Depuis la révolution islamique d’Iran en 1978, la frontière entre le Moyen Orient proprement dit et l’Asie du sud a sauté : du Pakistan à la Syrie ce sont les mêmes lignes de fracture qui se développent : la rivalité entre Arabie saoudite et Iran transforme une vieille tradition de cohabitation entre populations locales chiites et sunnites en soudaines guerres civiles où personne ne peut plus échapper aux affiliations partisanes. La globalisation des réseaux religieux (chiites, salafistes) et des réseaux djihadistes radicaux (Al Qaeda, ISIS) ignorent les frontières. L’Afghanistan fait désormais partie du « grand Moyen Orient » qui va du Maroc à l’Indus.

Cependant, malgré les bouleversements sociaux, la « grammaire » anthropologique de l’Afghanistan ne semble pas avoir changé, au-delà des polarisations ethniques, des brassages de populations, de l’émergence de nouvelles élites plus jeunes et moins soucieuses des traditions, et malgré cette modernisation par la guerre de la société. On retrouve toujours l’importance des groupes de solidarité dans la vie quotidienne comme dans les conflits ([1]). Il y a bien encore une « culture afghane » non seulement dans la musique ou bien la cuisine (qui se perpétue à l’étranger), mais dans les codes de comportement, dans tout ce qui constitue les bonnes manières telles qu’elles ont été exposées par exemple dans l’ouvrage d’Etienne Gille « Restez pour la Nuit » ([2]). Bref si l’Afghanistan n’est plus ce petit royaume de l’Hindou-Koush, oublié de l’histoire pour son bonheur et surtout celui de ses visiteurs, il reste incarné dans les hommes et les femmes qui se veulent Afghans, où qu’ils se trouvent.

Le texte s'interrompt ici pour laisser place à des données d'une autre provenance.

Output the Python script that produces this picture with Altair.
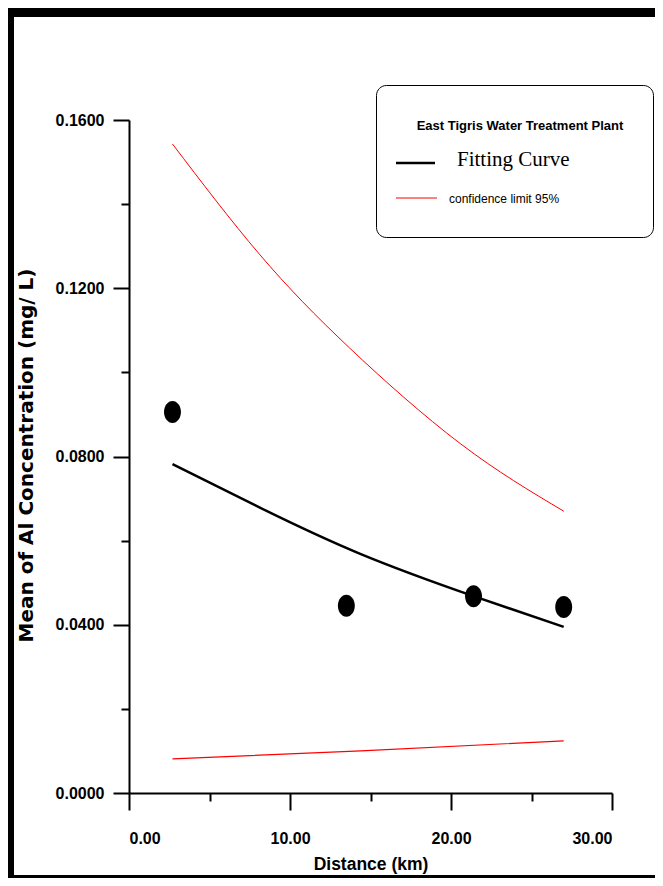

[1] Voir par exemple le livre remarquable de Mike Martin, An Intimate War, Oxford University Press, 2014, qui montre comment la logique des conflits dans le Helmand n’ont guère à voir avec l’idéologie, mais reflète les jeux de pouvoir entre notables, clans et tribaux locaux.

[2] Restez pour la Nuit, editions Asiathèque 2016.